Class summary: Introduction to Tables
Copyright (c) 2017 Kathi Fisler
The section in PAPL on tabular data uses a different notation for table operations than we present in this lecture, so reading that section may well be more confusing than helpful.
1 Tabular Data
When you have a collection of data that report the same attributes about a group of entities, a data table (or just table) can be a good way to organize the data.
Start with a gradebook table:
include shared-gdrive("table-functions.arr", "14jG4wvAMhjJue1-EmY-u9hX4UwmPHCO8") |
include tables |
|
gradebook = table: name, SNC, exam1, exam2 |
row: "Alina", false, 85, 90 |
row: "Carl", false, 75, 60 |
row: "Elan", true, 95, 63 |
row: "Lavon", false, 87, 88 |
row: "Nunu", true, 70, 0 |
end |
(Note: At Brown, "SNC" means "pass/fail" rather than taking a class for a letter grade)

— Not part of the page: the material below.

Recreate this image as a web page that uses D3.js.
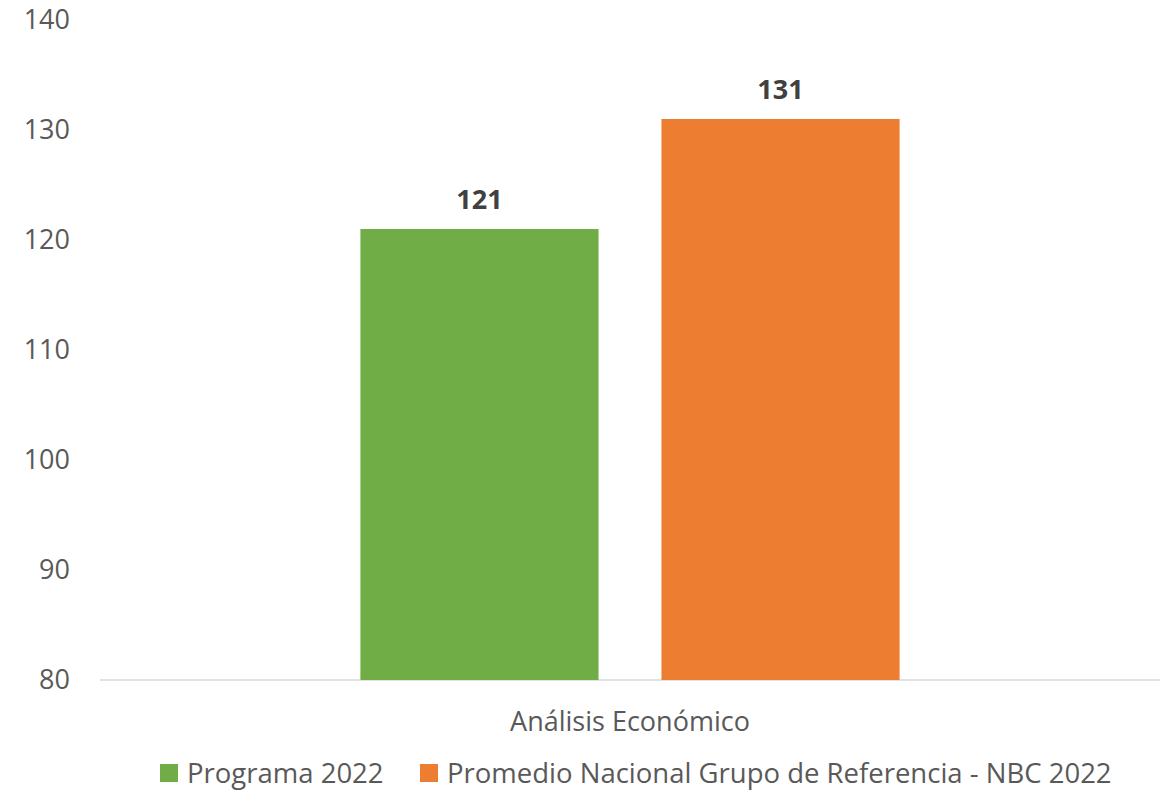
<!DOCTYPE html>
<html>
<head>
<meta charset="utf-8">
<script src="https://cdn.jsdelivr.net/npm/d3@7"></script>
<style>
  body { margin: 0; background: #fff; }
  svg text { font-family: "Open Sans", "Noto Sans", sans-serif; }
</style>
</head>
<body>
<div id="chart"></div>
<script>
// chart data
var categories = ["Análisis Económico"];
var seriesNames = ["Programa 2022", "Promedio Nacional Grupo de Referencia - NBC 2022"];
var seriesValues = [121, 131];
var seriesColors = ["#70ad47", "#ed7d31"];
var yTicks = [80, 90, 100, 110, 120, 130, 140];

var width = 1174, height = 793;
var margin = {top: 20, right: 14, bottom: 113, left: 100};

var svg = d3.select("#chart")
  .append("svg")
  .attr("width", width)
  .attr("height", height);

var y = d3.scaleLinear()
  .domain([80, 140])
  .range([height - margin.bottom, margin.top]);

var x0 = d3.scaleBand()
  .domain(categories)
  .range([margin.left, width - margin.right]);

var x1 = d3.scaleBand()
  .domain(seriesNames)
  .range([0, x0.bandwidth()])
  .paddingInner(0.209)
  .paddingOuter(0.865);

// y axis labels (no line)
var yAxis = svg.append("g")
  .attr("transform", "translate(" + (margin.left - 30) + ",0)")
  .call(d3.axisLeft(y).tickValues(yTicks).tickSize(0).tickPadding(0));
yAxis.select(".domain").remove();
yAxis.selectAll("text")
  .style("font-size", "27px")
  .style("fill", "#595959");

// baseline
svg.append("line")
  .attr("x1", margin.left)
  .attr("x2", width - margin.right)
  .attr("y1", y(80))
  .attr("y2", y(80))
  .attr("stroke", "#d9d9d9")
  .attr("stroke-width", 1.5);

var data = seriesNames.map(function(s, i){
  return {cat: categories[0], name: s, value: seriesValues[i], color: seriesColors[i]};
});

var groups = svg.selectAll(".group")
  .data(categories)
  .enter()
  .append("g")
  .attr("transform", function(d){ return "translate(" + x0(d) + ",0)"; });

groups.selectAll("rect")
  .data(data)
  .enter()
  .append("rect")
  .attr("x", function(d){ return x1(d.name); })
  .attr("width", x1.bandwidth())
  .attr("y", function(d){ return y(d.value); })
  .attr("height", function(d){ return y(80) - y(d.value); })
  .attr("fill", function(d){ return d.color; });

// value labels
groups.selectAll(".lbl")
  .data(data)
  .enter()
  .append("text")
  .attr("class", "lbl")
  .attr("x", function(d){ return x1(d.name) + x1.bandwidth() / 2; })
  .attr("y", function(d){ return y(d.value) - 20; })
  .attr("text-anchor", "middle")
  .style("font-size", "27px")
  .style("font-weight", "bold")
  .style("fill", "#404040")
  .text(function(d){ return d.value; });

// category label
svg.selectAll(".cat")
  .data(categories)
  .enter()
  .append("text")
  .attr("x", function(d){ return x0(d) + x0.bandwidth() / 2; })
  .attr("y", y(80) + 51)
  .attr("text-anchor", "middle")
  .style("font-size", "27px")
  .style("fill", "#595959")
  .text(function(d){ return d; });

// legend
var legendX = [160, 420];
var legend = svg.selectAll(".legend")
  .data(data)
  .enter()
  .append("g")
  .attr("transform", function(d, i){ return "translate(" + legendX[i] + ",764)"; });

legend.append("rect")
  .attr("width", 18)
  .attr("height", 18)
  .attr("fill", function(d){ return d.color; });

legend.append("text")
  .attr("x", 27)
  .attr("y", 19)
  .style("font-size", "27.5px")
  .style("fill", "#595959")
  .text(function(d){ return d.name; });
</script>
</body>
</html>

What computations might you want to do with this table?
compute course grades
get histogram of performance on each exam
look at delta from first exam to second exam
check whether SNC or letter-grade students did better on exam2
get names of students who did poorly on the first exam
etc
To do these analyses, need to be able to do operations on tables. What sort of operations do you need?
filter out some rows (to look at only low grades)
re-order the rows (to see high or low scores first)
perform computations based on particular some columns (i.e., SNC and exam2)
add a column with the overall course grade
Our first task was to learn how to do these computations in Pyret. Here are examples of these computations:
#---------------------------------------------- |
# order the rows by descending values on exam1 |
sort-by(gradebook, "exam1", false) |
|
#---------------------------------------------- |
# keep only those rows in which the SNC column contains true |
fun taking-snc(r :: Row) -> Boolean: |
r["SNC"] |
end |
|
filter-by(gradebook, taking-snc) |
|
#---------------------------------------------- |
# keep only those rows in which the SNC column contains false |
fun not-taking-snc(r :: Row) -> Boolean: |
not(r["SNC"]) |
end |
|
filter-by(gradebook, not-taking-snc) |
|
#---------------------------------------------- |
# keep those students whose grades dropped from exam1 to exam2 |
fun exam2-lower(r :: Row) -> Boolean: |
r["exam1"] > r["exam2"] |
end |
|
filter-by(gradebook, exam2-lower) |
|
#---------------------------------------------- |
# add a column with the average of the exam grades |
fun exam-avg(r :: Row) -> Number: |
(r["exam1"] + r["exam2"]) / 2 |
end |
|
build-column(gradebook, "avg", exam-avg) |
|
#---------------------------------------------- |
# sort by exam averages |
sort-by( |
build-column(gradebook, "avg", exam-avg), |
"avg", false) |
1.1 Summary of Table Operations
As a summary, here are the functions shown in these examples (you won’t find them in the Pyret documentation, as they have only recently been added to the language):
filter-by :: (t :: Table, (test :: Row->Boolean)) -> Table |
sort-by :: (t :: Table, col :: String, ascending :: Boolean) -> Table |
build-column :: (T :: Table, col :: String, |
builder :: (Row -> Value)) -> Table |
the notation row["colname"] extracts the value stored in the named column in the given row
What are the key takeaways from this segment?
Key idea in CS: Once data are made up of smaller pieces of data, we want to organize the data to make it easier to maintain and process. Tables are good for data about multiple entities, each of which has the same attributes.
Key idea in CS: Tables, just like images and numbers, have operations that let you manipulate. combine, and compute over them. As with computations on numbers strings, or images, you should reflect the structure of the computation in your code.